כ״ה באב ה׳תשע״ד (August 21, 2014)

Moed Katan 10a-b: Chiseling Millstones on Hol HaMoed

Food preparation is permitted on Yom Tov, and certainly on Hol HaMoed. We are therefore not all that surprised to learn in the Mishna that setting up a stove or an oven is permitted on Hol HaMoed. Similarly, the establishment of a grindstone in a mill is permitted, since producing flour for the holiday is permitted. Rabbi Yehuda limits this, in that he says ein mekhabshin et ha-reihayyim ba-tehilla – forbidding one le-khabesh (to chisel) the millstone.

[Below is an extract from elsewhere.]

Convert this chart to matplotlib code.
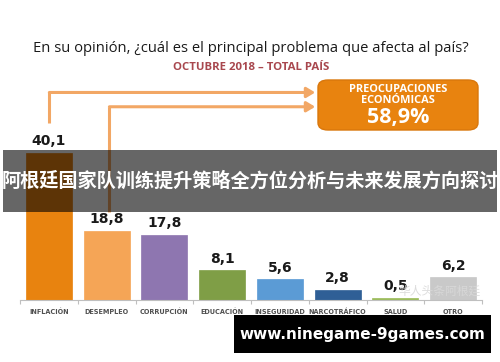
import matplotlib
matplotlib.use('Agg')
import matplotlib.pyplot as plt
from matplotlib.patches import FancyBboxPatch, Rectangle

# datos de la encuesta
categorias = ['INFLACIÓN', 'DESEMPLEO', 'CORRUPCIÓN', 'EDUCACIÓN',
              'INSEGURIDAD', 'NARCOTRÁFICO', 'SALUD', 'OTRO']
valores = [40.1, 18.8, 17.8, 8.1, 5.6, 2.8, 0.5, 6.2]
etiquetas = ['40,1', '18,8', '17,8', '8,1', '5,6', '2,8', '0,5', '6,2']
colores = ['#E8830F', '#F5A556', '#8E76B0', '#7F9E46',
           '#5B9BD5', '#2F5F96', '#9BBB59', '#C9C9C9']

titulo = 'En su opinión, ¿cuál es el principal problema que afecta al país?'
subtitulo = 'OCTUBRE 2018 – TOTAL PAÍS'
caja_titulo = 'PREOCUPACIONES\nECONÓMICAS'
caja_valor = '58,9%'
banner = '阿根廷国家队训练提升策略全方位分析与未来发展方向探讨'
sello = '华人头条阿根廷'
web = 'www.ninegame-9games.com'

W, H = 500, 362
fig = plt.figure(figsize=(5, 3.62), dpi=100)
fig.patch.set_facecolor('white')

# ejes: linea base en y=300 px, de x=20 a x=482 px
ax = fig.add_axes([20 / W, (H - 300) / H, 462 / W, 220 / H])
ax.set_xlim(-0.5, 7.5)
ax.set_ylim(0, 60)
x = list(range(len(categorias)))
ax.bar(x, valores, width=0.8, color=colores, edgecolor=colores, linewidth=0.5, zorder=2)

for xi, v, t in zip(x, valores, etiquetas):
    ax.text(xi, v + 1.3, t, ha='center', va='bottom', fontsize=10,
            fontweight='bold', color='#1a1a1a', family='DejaVu Sans')

for s in ['top', 'right', 'left']:
    ax.spines[s].set_visible(False)
ax.spines['bottom'].set_color('#bfbfbf')
ax.set_yticks([])
ax.set_xticks([i - 0.5 for i in range(len(categorias) + 1)], minor=False)
ax.set_xticklabels([])
ax.tick_params(axis='x', length=3, color='#bfbfbf', direction='out')
for xi, c in zip(x, categorias):
    ax.text(xi, -2.4, c, ha='center', va='top', fontsize=4.7,
            fontweight='bold', color='#505050')

# flechas hacia el recuadro
flecha = '#F2A765'
x_caja = 4.66
ax.plot([0, 0], [48.2, 56.6], color=flecha, lw=2.2, clip_on=False, solid_capstyle='butt')
ax.annotate('', xy=(x_caja, 56.6), xytext=(-0.04, 56.6),
            arrowprops=dict(arrowstyle='-|>,head_length=0.5,head_width=0.3',
                            color=flecha, lw=2.2), annotation_clip=False)
ax.plot([1.04, 1.04], [24, 52.7], color=flecha, lw=2.2, clip_on=False, solid_capstyle='butt')
ax.annotate('', xy=(x_caja, 52.7), xytext=(1.0, 52.7),
            arrowprops=dict(arrowstyle='-|>,head_length=0.5,head_width=0.3',
                            color=flecha, lw=2.2), annotation_clip=False)

# recuadro naranja
caja = FancyBboxPatch((318 / W, (H - 130) / H), 160 / W, 50 / H,
                      boxstyle='round,pad=0,rounding_size=0.02',
                      transform=fig.transFigure, facecolor='#E8830F',
                      edgecolor='#D9770C', lw=1)
fig.patches.append(caja)
fig.text(398 / W, 1 - 95 / H, caja_titulo, ha='center', va='center', fontsize=7.9,
         fontweight='bold', color='white', linespacing=0.9, family='Open Sans')
fig.text(398 / W, 1 - 117 / H, caja_valor, ha='center', va='center', fontsize=15.5,
         fontweight='bold', color='white', family='Open Sans')

# titulos
fig.text(251 / W, 1 - 49 / H, titulo, ha='center', va='center', fontsize=10.6,
         color='#1a1a1a', family='Open Sans')
fig.text(251 / W, 1 - 68 / H, subtitulo, ha='center', va='center', fontsize=8.2,
         fontweight='bold', color='#A8474E', family='Open Sans')

# banda gris con texto chino
fig.patches.append(Rectangle((3 / W, (H - 212) / H), 494 / W, 62 / H,
                             transform=fig.transFigure, facecolor='black',
                             alpha=0.6, zorder=5))
fig.text(250 / W, 1 - 181 / H, banner, ha='center', va='center', fontsize=13.8,
         fontweight='bold', color='white', zorder=6,
         family=['Noto Sans CJK SC', 'DejaVu Sans'])

# sello de agua
fig.text(440 / W, 1 - 291 / H, sello, ha='center', va='center', fontsize=8.5,
         color='#d9d9d9', alpha=0.9, zorder=6,
         family=['Noto Sans CJK SC', 'DejaVu Sans'])

# recuadro negro con la web
fig.patches.append(Rectangle((234 / W, (H - 353) / H), 257 / W, 38 / H,
                             transform=fig.transFigure, facecolor='black', zorder=5))
fig.text(362 / W, 1 - 334 / H, web, ha='center', va='center', fontsize=11,
         fontweight='bold', color='white', zorder=6, family='DejaVu Sans')

fig.savefig('out.png', dpi=100)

Two suggestions are raised by the Gemara in an attempt to explain what mekhabshin means. According to Rav Yehuda it means cutting grooves into the stone that has become smooth so that it will grind better. According to Rav Yehiel it means to make the hole in the center of the stone, in which the grain is placed for grinding.

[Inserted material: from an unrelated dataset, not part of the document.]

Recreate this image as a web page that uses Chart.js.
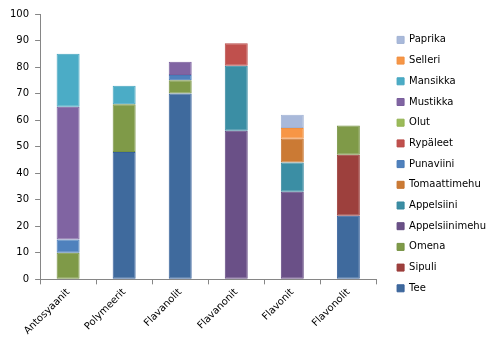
<!DOCTYPE html>
<html>
<head>
<meta charset="utf-8">
<script src="https://cdn.jsdelivr.net/npm/chart.js@4"></script>
<style>
    html, body { margin: 0; padding: 0; background: #fff; }
    #wrap { width: 500px; height: 350px; }
</style>
</head>
<body>
<div id="wrap"><canvas id="flavonoidChart"></canvas></div>
<script>
// Flavonoidiryhmät x-akselilla
const categories = ["Antosyaanit", "Polymeerit", "Flavanolit", "Flavanonit", "Flavonit", "Flavonolit"];

// Lähteet pinon järjestyksessä alhaalta ylös
const tee = [0, 48, 70, 0, 0, 24];
const sipuli = [0, 0, 0, 0, 0, 23];
const omena = [10, 18, 5, 0, 0, 11];
const appelsiinimehu = [0, 0, 0, 56, 33, 0];
const appelsiini = [0, 0, 0, 24.5, 11, 0];
const tomaattimehu = [0, 0, 0, 0, 9, 0];
const punaviini = [5, 0, 2, 0, 0, 0];
const rypaleet = [0, 0, 0, 8.5, 0, 0];
const olut = [0, 0, 0, 0, 0, 0];
const mustikka = [50, 0, 5, 0, 0, 0];
const mansikka = [20, 7, 0, 0, 0, 0];
const selleri = [0, 0, 0, 0, 4, 0];
const paprika = [0, 0, 0, 0, 5, 0];

const yTicks = [0, 10, 20, 30, 40, 50, 60, 70, 80, 90, 100];

function makeSet(label, data, fill, edge) {
    return {
        label: label,
        data: data,
        backgroundColor: fill,
        borderColor: edge,
        borderWidth: 1,
        borderSkipped: false,
        barPercentage: 0.41,
        categoryPercentage: 1,
    };
}

const datasets = [
    makeSet("Tee", tee, "#3f6a9d", "#36609a"),
    makeSet("Sipuli", sipuli, "#9d403d", "#9a3a37"),
    makeSet("Omena", omena, "#7f9a48", "#769242"),
    makeSet("Appelsiinimehu", appelsiinimehu, "#6a5087", "#634a82"),
    makeSet("Appelsiini", appelsiini, "#3b8ea4", "#35879e"),
    makeSet("Tomaattimehu", tomaattimehu, "#cb7a34", "#c6742f"),
    makeSet("Punaviini", punaviini, "#4f81bd", "#4779b6"),
    makeSet("Rypäleet", rypaleet, "#c0504d", "#b94a47"),
    makeSet("Olut", olut, "#9bbb59", "#93b352"),
    makeSet("Mustikka", mustikka, "#8064a2", "#795e9c"),
    makeSet("Mansikka", mansikka, "#4bacc6", "#45a5bf"),
    makeSet("Selleri", selleri, "#f79646", "#f08f40"),
    makeSet("Paprika", paprika, "#a9b9da", "#a1b2d4"),
];

// Lisätilaa kuvaajan ja selitteen väliin
const LEGEND_EXTRA_WIDTH = 14;
const LEGEND_SHIFT = 10;
const legendGap = {
    id: "legendGap",
    beforeInit(chart) {
        const legend = chart.legend;
        const fit = legend.fit.bind(legend);
        legend.fit = function () {
            fit();
            this.width += LEGEND_EXTRA_WIDTH;
        };
    },
    afterLayout(chart) {
        chart.legend.left += LEGEND_SHIFT;
    },
};

const ctx = document.getElementById("flavonoidChart").getContext("2d");

new Chart(ctx, {
    type: "bar",
    data: {
        labels: categories,
        datasets: datasets,
    },
    plugins: [legendGap],
    options: {
        responsive: true,
        maintainAspectRatio: false,
        animation: false,
        layout: {
            padding: { top: 14, left: 4, bottom: 11, right: 0 },
        },
        plugins: {
            tooltip: { enabled: false },
            legend: {
                position: "right",
                align: "start",
                reverse: true,
                title: {
                    display: true,
                    text: "",
                    font: { size: 1 },
                    padding: { top: 9, bottom: 0 },
                },
                labels: {
                    boxWidth: 7,
                    boxHeight: 7,
                    padding: 10.7,
                    color: "#000",
                    font: { family: "DejaVu Sans", size: 10 },
                },
            },
        },
        scales: {
            x: {
                stacked: true,
                border: { color: "#868686", width: 1 },
                grid: {
                    offset: true,
                    drawOnChartArea: false,
                    drawTicks: true,
                    tickLength: 5,
                    color: "#868686",
                },
                ticks: {
                    maxRotation: 45,
                    minRotation: 45,
                    color: "#000",
                    padding: 2,
                    font: { family: "DejaVu Sans", size: 10 },
                },
            },
            y: {
                stacked: true,
                min: 0,
                max: 100,
                afterBuildTicks: (scale) => {
                    scale.ticks = yTicks.map((v) => ({ value: v }));
                },
                border: { color: "#868686", width: 1 },
                grid: {
                    drawOnChartArea: false,
                    drawTicks: true,
                    tickLength: 5,
                    color: "#868686",
                },
                ticks: {
                    color: "#000",
                    padding: 6,
                    font: { family: "DejaVu Sans", size: 10 },
                },
            },
        },
    },
});
</script>
</body>
</html>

The Ra’avad points out that it is not clear which explanation is the more surprising one. On the one hand, making the eyehole in the stone is the work of a trained craftsman, and we usually forbid such work on Hol HaMoed; on the other hand, even without the grooves, the millstone will work and successfully grind flour, albeit with some trouble, so fixing it on Hol HaMoed may be seen as unnecessary work on the holiday.

Millstones come in pairs. The base, or “bedstone,” is stationary. Above the bedstone is the turning “runner stone,” which actually does the grinding. Although there are many types of runner stones, depending on the type of mill, it is essential that this stone have a central hole into which the grain is poured so that it can be distributed between the two stones and crushed into flour.

In order for the stones to successfully grind the grain, grooves must be made in the stones so that the kernels of grain will get caught and crushed between the stones. Since these grooves can become worn down with time, it becomes necessary to chisel out new grooves in the stone.

Although most of us no longer work with millstones on a regular basis, the Shulhan Aruk (Orah Hayyim 540:8) rules in this case like the Tanna Kamma and permits both making a hole in the millstone and gouging out grooves on Hol HaMoed.